8/10
Little known brilliant biopic made in USSR
30 October 2017
Unfortunately Vsevolod Pudovkin, the director of "Mother(Mat)"(1926) and "The end of St.Petersberh"(1927) is now usually mentioned as a master of "Soviet montage school" outdated after the commercial and artistic triumph of full-talkie movies. We, living outside Russia and the other countries that were a part of USSR, know very limited information about films like "Suvorov".

This film is a clear manifestation of the famous director's skill and talent not limited by the technology of silent era.

It was made in the first period of WW 2,apparently for raising patriotic pathos in the nation ( and 5 months after its release the German army attacked USSR). But how it was made!

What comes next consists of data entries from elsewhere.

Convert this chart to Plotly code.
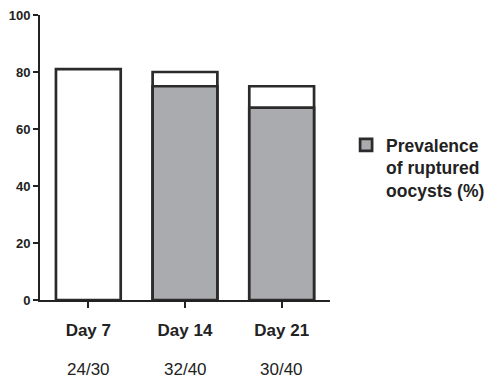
import plotly.graph_objects as go

categories = ["Day 7", "Day 14", "Day 21"]
fractions = ["24/30", "32/40", "30/40"]
total_pct = [81, 80, 75]
ruptured_pct = [None, 75, 67.5]
y_ticks = [0, 20, 40, 60, 80, 100]
legend_name = "<b>Prevalence<br>of ruptured<br>oocysts (%)</b>"

edge = dict(color="#2b2b2b", width=2.7)
fig = go.Figure()
fig.add_trace(go.Bar(x=categories, y=total_pct, width=0.67, marker=dict(color="white", line=edge),
                     showlegend=False, hoverinfo="skip"))
fig.add_trace(go.Bar(x=categories, y=ruptured_pct, width=0.67, marker=dict(color="#aaabaf", line=edge),
                     name=legend_name, showlegend=True))

for c, f in zip(categories, fractions):
    fig.add_annotation(x=c, y=-0.245, xref="x", yref="paper", text=f, showarrow=False,
                       font=dict(family="Arial", size=17, color="#222"), yanchor="middle")

fig.update_layout(
    template="none",
    width=493, height=379, barmode="overlay",
    margin=dict(l=40, r=163, t=15, b=79),
    plot_bgcolor="white", paper_bgcolor="white",
    font=dict(family="Arial", color="#222"),
    legend=dict(xref="container", yref="container", x=0.702, y=0.665, xanchor="left", yanchor="top",
                valign="top", font=dict(family="Arial", size=17.5, color="#222"), tracegroupgap=0),
    xaxis=dict(range=[-0.5, 2.5], showline=True, linecolor="#222", linewidth=2, automargin=False,
               ticks="outside", ticklen=6, tickwidth=2, tickcolor="#222", ticklabelstandoff=8,
               tickvals=categories, ticktext=["<b>%s</b>" % c for c in categories],
               tickfont=dict(family="Arial", size=17, color="#222"), showgrid=False, zeroline=False),
    yaxis=dict(range=[0, 100], tickvals=y_ticks, ticktext=["<b>%d</b>" % v for v in y_ticks],
               showline=True, linecolor="#222", linewidth=2, automargin=False,
               ticks="outside", ticklen=5, tickwidth=2, tickcolor="#222",
               tickfont=dict(family="Arial", size=13, color="#222"),
               showgrid=False, zeroline=False),
)
fig.write_html("out.html", config={"displayModeBar": False},
               post_script="document.body.style.margin='0';")
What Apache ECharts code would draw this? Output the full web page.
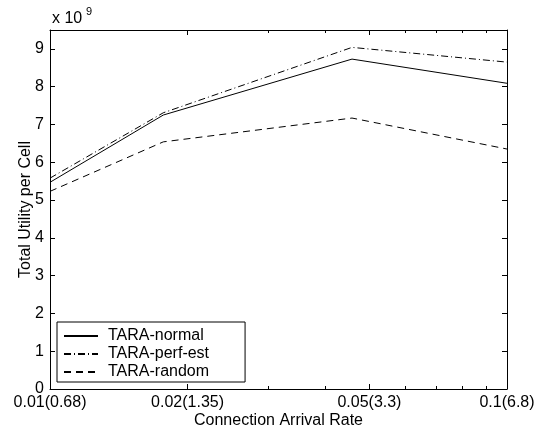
<!DOCTYPE html>
<html>
<head>
<meta charset="utf-8">
<script src="https://cdn.jsdelivr.net/npm/echarts@6/dist/echarts.min.js"></script>
<style>html,body{margin:0;padding:0;background:#fff;}#c{width:543px;height:434px;}</style>
</head>
<body>
<div id="c"></div>
<script>
// Data
var xValues = [0.01, 0.0177, 0.0458, 0.1];
var normalValues = [5.47, 7.25, 8.73, 8.09];
var perfEstValues = [5.58, 7.31, 9.04, 8.65];
var randomValues = [5.23, 6.54, 7.17, 6.35];
var seriesNames = ['TARA-normal', 'TARA-perf-est', 'TARA-random'];
var majorTicks = [0.01, 0.02, 0.05, 0.1];
var majorTickLabels = ['0.01(0.68)', '0.02(1.35)', '0.05(3.3)', '0.1(6.8)'];
var minorTicks = [0.03, 0.04, 0.06, 0.07, 0.08, 0.09];
var yTicks = [0, 1, 2, 3, 4, 5, 6, 7, 8, 9];

function pairs(ys) { return xValues.map(function (x, i) { return [x, ys[i]]; }); }
function xLabel(v) {
  for (var i = 0; i < majorTicks.length; i++) {
    if (Math.abs(v - majorTicks[i]) < 1e-6) return majorTickLabels[i];
  }
  return '';
}
var FONT = 'Liberation Sans, Arial, Helvetica, sans-serif';
var black = '#000';

function xAx(pos, ticks, len, showLine, showLabel) {
  return {
    type: 'log', logBase: 10, min: 0.01, max: 0.1, position: pos,
    gridIndex: 0,
    axisLine: { show: showLine, onZero: false, lineStyle: { color: black, width: 1 } },
    axisTick: { show: true, inside: true, length: len, customValues: ticks, lineStyle: { color: black, width: 1 } },
    axisLabel: showLabel ? { show: true, customValues: majorTicks, formatter: xLabel, color: black, fontSize: 16, fontFamily: FONT, margin: 6 } : { show: false },
    splitLine: { show: false }, minorTick: { show: false }, minorSplitLine: { show: false },
    name: showLabel ? 'Connection Arrival Rate' : '',
    nameLocation: 'middle', nameGap: 24, nameMoveOverlap: false,
    nameTextStyle: { color: black, fontSize: 16, fontFamily: FONT }
  };
}
function yAx(pos, showLabel) {
  return {
    type: 'value', min: 0, max: 9.5, position: pos,
    axisLine: { show: true, onZero: false, lineStyle: { color: black, width: 1 } },
    axisTick: { show: true, inside: true, length: 5, customValues: yTicks, lineStyle: { color: black, width: 1 } },
    axisLabel: showLabel ? { show: true, customValues: yTicks, color: black, fontSize: 16, fontFamily: FONT, margin: 6 } : { show: false },
    splitLine: { show: false },
    name: showLabel ? 'Total Utility per Cell' : '',
    nameLocation: 'middle', nameGap: 16, nameRotate: 90, nameMoveOverlap: false,
    nameTextStyle: { color: black, fontSize: 16, fontFamily: FONT }
  };
}

var chart = echarts.init(document.getElementById('c'), null, { renderer: 'canvas' });
chart.setOption({
  animation: false,
  backgroundColor: '#fff',
  title: [
    { text: 'x 10', left: 47, top: 6, textStyle: { color: black, fontSize: 16, fontWeight: 'normal', fontFamily: FONT } },
    { text: '9', left: 81, top: 1, textStyle: { color: black, fontSize: 11, fontWeight: 'normal', fontFamily: FONT } }
  ],
  grid: { left: 50, right: 36, top: 30, bottom: 44, containLabel: false },
  xAxis: [
    xAx('bottom', majorTicks, 5, true, true),
    xAx('bottom', minorTicks, 3, false, false),
    xAx('top', majorTicks, 5, true, false),
    xAx('top', minorTicks, 3, false, false)
  ],
  yAxis: [yAx('left', true), yAx('right', false)],
  legend: {
    orient: 'vertical', left: 57, top: 322,
    itemWidth: 34, itemHeight: 12, itemGap: 2,
    padding: [6, 36, 2, 6],
    backgroundColor: '#fff', borderColor: black, borderWidth: 1, borderRadius: 0,
    itemStyle: { opacity: 0 },
    textStyle: { color: black, fontSize: 16, fontFamily: FONT, padding: [0, 0, 0, 5] },
    data: seriesNames
  },
  series: [
    { name: seriesNames[0], type: 'line', data: pairs(normalValues), symbol: 'none', showSymbol: false, xAxisIndex: 0, yAxisIndex: 0,
      lineStyle: { color: black, width: 1, type: 'solid' }, itemStyle: { color: black } },
    { name: seriesNames[1], type: 'line', data: pairs(perfEstValues), symbol: 'none', showSymbol: false, xAxisIndex: 0, yAxisIndex: 0,
      lineStyle: { color: black, width: 1, type: [7, 3, 1, 3] }, itemStyle: { color: black } },
    { name: seriesNames[2], type: 'line', data: pairs(randomValues), symbol: 'none', showSymbol: false, xAxisIndex: 0, yAxisIndex: 0,
      lineStyle: { color: black, width: 1, type: [7, 5] }, itemStyle: { color: black } }
  ]
});
</script>
</body>
</html>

Top level actors' performance, accurately clear and tight composition(unlike recent Hollywood dull lengthy "blockbusters"), Anatoli Golovnya's shooting on risky high mountains, and the masterful control over all of those elements by Pudovkin (though credit title tells it's co-directed with Mikhail Doller ,I think that was only some kind of formal excuse for Soviet authorities disliking "formalism"of montage school). "Suvorov" convinced me again that Pudovkin was not only an interesting theorist of cinema, but also a master of film art.

It's very sad that such a brilliant film,like many films during WW 2 made in other countries than USA and France (which represent 2 "mainstreams"of academic film studies ) now attract little attention of foreign film fans.